THE hot-off-the-press Borderlines film festival programme reveals no less than six recent BAFTA award winners.

The festival opens on March 18 for two weeks, with over 100 screenings of 60 films from 15 different countries.

You'll have the chance to see Mike Leigh's Vera Drake; Jamie Fox's fine performance as Ray Charles in Ray; the unorthodox love affair featured in the Best British film, My Summer of Love; Clive Owen's Best Supporting Actor performance in Closer; the Best Screenplay for Sideways, a rich comedy celebrating the joys of wine and friendship; and A Way of Life from debut Welsh director Amman Asante.

"We're delighted with the BAFTA winners," said festival director David Gillam, "and we're also pleased to be screening so many films by new women directors, such as A Way of Life, Dear Frankie and Afterlife."

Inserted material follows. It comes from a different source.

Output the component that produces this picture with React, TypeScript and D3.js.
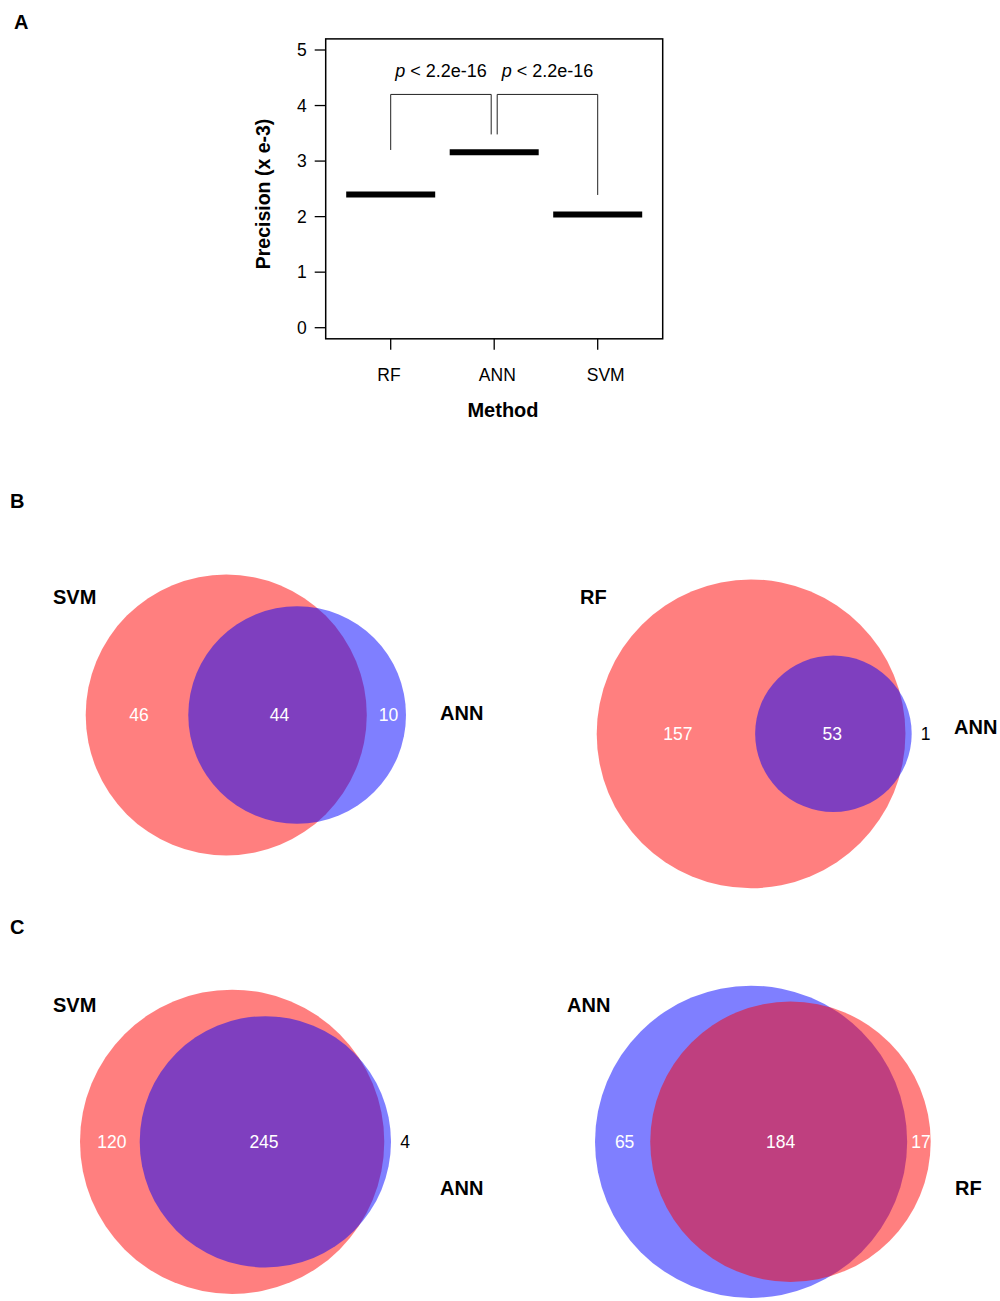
import React from "react";
import * as d3 from "d3";

// ---- Panel A data ----
const methods = ["RF", "ANN", "SVM"];
const precision = [2.4, 3.16, 2.04]; // x e-3
const yTicks = [0, 1, 2, 3, 4, 5];
const bracketPairs = [["RF", "ANN"], ["ANN", "SVM"]];
const bracketLow = [[3.2, 3.48], [3.48, 2.39]];
const bracketTop = 4.2;
const pValues = ["< 2.2e-16", "< 2.2e-16"];

// ---- Venn data (panels B and C) ----
const vennSets = [["SVM", "ANN"], ["RF", "ANN"], ["SVM", "ANN"], ["ANN", "RF"]];
const vennOnlyFirst = [46, 157, 120, 65];
const vennBoth = [44, 53, 245, 184];
const vennOnlySecond = [10, 1, 4, 17];

const setColor: Record<string, string> = { SVM: "#ff0000", RF: "#ff0000", ANN: "#0000ff" };

// where each venn sits on the page
const vennLayout = [
  { left: 85.7, right: 406, cy: 715, name1: [53, 597], name2: [440, 713] },
  { left: 596.7, right: 911.7, cy: 733.8, name1: [580, 597], name2: [954, 727] },
  { left: 80, right: 391, cy: 1141.8, name1: [53, 1005], name2: [440, 1188] },
  { left: 595, right: 930.7, cy: 1141.8, name1: [567, 1005], name2: [955, 1188] },
];

const FONT = "Liberation Sans, Arial, Helvetica, sans-serif";

// area of the lens between two circles
function lensArea(r1: number, r2: number, d: number) {
  if (d >= r1 + r2) return 0;
  if (d <= Math.abs(r1 - r2)) return Math.PI * Math.min(r1, r2) ** 2;
  const a = r1 * r1 * Math.acos((d * d + r1 * r1 - r2 * r2) / (2 * d * r1));
  const b = r2 * r2 * Math.acos((d * d + r2 * r2 - r1 * r1) / (2 * d * r2));
  const c = 0.5 * Math.sqrt((-d + r1 + r2) * (d + r1 - r2) * (d - r1 + r2) * (d + r1 + r2));
  return a + b - c;
}

function solveDistance(r1: number, r2: number, target: number) {
  let lo = Math.abs(r1 - r2);
  let hi = r1 + r2;
  for (let i = 0; i < 80; i++) {
    const mid = (lo + hi) / 2;
    if (lensArea(r1, r2, mid) > target) lo = mid;
    else hi = mid;
  }
  return (lo + hi) / 2;
}

const Venn: React.FC<{ i: number }> = ({ i }) => {
  const [s1, s2] = vennSets[i];
  const a = vennOnlyFirst[i], b = vennBoth[i], c = vennOnlySecond[i];
  const lay = vennLayout[i];

  // unit space: radius = sqrt(count), so areas stay proportional
  const r1 = Math.sqrt(a + b);
  const r2 = Math.sqrt(b + c);
  const d = solveDistance(r1, r2, Math.PI * b);
  const uLeft = Math.min(-r1, d - r2);
  const uRight = Math.max(r1, d + r2);
  const x = d3.scaleLinear().domain([uLeft, uRight]).range([lay.left, lay.right]);
  const k = (lay.right - lay.left) / (uRight - uLeft);

  const regions = [
    { v: a, from: -r1, to: d - r2 },
    { v: b, from: Math.max(-r1, d - r2), to: Math.min(r1, d + r2) },
    { v: c, from: r1, to: d + r2 },
  ];

  return (
    <g>
      <circle cx={x(0)} cy={lay.cy} r={r1 * k} fill={setColor[s1]} fillOpacity={0.5} />
      <circle cx={x(d)} cy={lay.cy} r={r2 * k} fill={setColor[s2]} fillOpacity={0.5} />
      {regions.map((reg, j) => {
        const w = (reg.to - reg.from) * k;
        const outside = w < 15;
        const px = outside ? x(uRight) + 14 : x((reg.from + reg.to) / 2) + 2;
        return (
          <text
            key={j}
            x={px}
            y={lay.cy}
            dy="0.35em"
            textAnchor="middle"
            fontSize={17.5}
            fill={outside ? "#000" : "#fff"}
          >
            {reg.v}
          </text>
        );
      })}
      <text x={lay.name1[0]} y={lay.name1[1]} dy="0.35em" fontSize={20} fontWeight="bold">{s1}</text>
      <text x={lay.name2[0]} y={lay.name2[1]} dy="0.35em" fontSize={20} fontWeight="bold">{s2}</text>
    </g>
  );
};

export default function App() {
  const y = d3.scaleLinear().domain([0, 5]).range([327.7, 50]);
  const x = d3.scalePoint<string>().domain(methods).range([390.7, 597.7]);
  const xLab = d3.scalePoint<string>().domain(methods).range([389, 605.7]);
  const boxL = (x("RF") as number) - 65;
  const boxR = (x("SVM") as number) + 65;
  const boxT = y(5.2);
  const boxB = y(-0.2);
  const halfBar = 44.5;

  const nudge = (m: string, side: number) => (m === "ANN" ? side * 3 : 0);

  return (
    <div>
      <style>{"body{margin:0}"}</style>
      <svg width={1000} height={1301} style={{ display: "block", fontFamily: FONT }}>
        <rect width={1000} height={1301} fill="#fff" />

        {/* panel letters */}
        <text x={14} y={29} fontSize={20} fontWeight="bold">A</text>
        <text x={10} y={508} fontSize={20} fontWeight="bold">B</text>
        <text x={10} y={934} fontSize={20} fontWeight="bold">C</text>

        {/* Panel A */}
        <rect x={boxL} y={boxT} width={boxR - boxL} height={boxB - boxT} fill="none" stroke="#000" strokeWidth={1.5} />
        {yTicks.map((t) => (
          <g key={t}>
            <line x1={boxL - 11} x2={boxL} y1={y(t)} y2={y(t)} stroke="#000" strokeWidth={1.3} />
            <text x={boxL - 19} y={y(t)} dy="0.35em" textAnchor="end" fontSize={17.5}>{t}</text>
          </g>
        ))}
        {methods.map((m) => (
          <g key={m}>
            <line x1={x(m)} x2={x(m)} y1={boxB} y2={boxB + 11} stroke="#000" strokeWidth={1.3} />
            <text x={xLab(m)} y={375} dy="0.35em" textAnchor="middle" fontSize={17.5}>{m}</text>
          </g>
        ))}
        {methods.map((m, i) => (
          <line
            key={m}
            x1={(x(m) as number) - halfBar}
            x2={(x(m) as number) + halfBar}
            y1={y(precision[i])}
            y2={y(precision[i])}
            stroke="#000"
            strokeWidth={6}
          />
        ))}
        {bracketPairs.map(([a, b], i) => {
          const xa = (x(a) as number) + nudge(a, 1);
          const xb = (x(b) as number) + nudge(b, -1);
          return (
            <g key={i}>
              <path
                d={`M${xa},${y(bracketLow[i][0])}V${y(bracketTop)}H${xb}V${y(bracketLow[i][1])}`}
                fill="none"
                stroke="#222"
                strokeWidth={1}
              />
              <text x={(xa + xb) / 2} y={y(bracketTop + 0.42)} dy="0.35em" textAnchor="middle" fontSize={18}>
                <tspan fontStyle="italic">p</tspan> {pValues[i]}
              </text>
            </g>
          );
        })}
        <text x={503} y={410} dy="0.35em" textAnchor="middle" fontSize={20} fontWeight="bold">Method</text>
        <text
          transform={`translate(263,${194}) rotate(-90)`}
          dy="0.35em"
          textAnchor="middle"
          fontSize={19.5}
          fontWeight="bold"
        >
          Precision (x e-3)
        </text>

        {/* Panels B and C */}
        {vennSets.map((_, i) => (
          <Venn key={i} i={i} />
        ))}
      </svg>
    </div>
  );
}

Award-winning director Deborah Koons Garcia will fly in from America for the UK premiere of her timely warning on the impact of modern farming on food, The Future of Food.

Garcia (wife of the Grateful Dead's late Jerry Garcia) will talk about her film with Abergavenny Food Festival director Martin Orbach and Hereford's chaplain for agriculture and rural life the Rev Nick Read.

New at this year's festival will be music films.

Aside from a regional premiere for Ray there's The Sound of Brazil, director Mika Kaurismaki's answer to the Buena Vista Social Club; The White Stripes, Jack and Meg White showing just why they are the best live band on the planet right now; and Metallica, a rivetting insight into heavy metal and the billion-dollar music industry.

Abergavenny pianist Paul Shallcross, will play a live accompaniment to classic silents by such stars as Buster Keaton and the 1922 Nosferatu.

While main events centre on Hereford's Courtyard, cinema audiences in Ross, Clifford, Presteigne, Michaelchurch Escley, Ballingham, Garway, Ledbury, Leominster, Bosbury, Yarpole, Ludlow, and Leintwardine will enjoy their own screenings.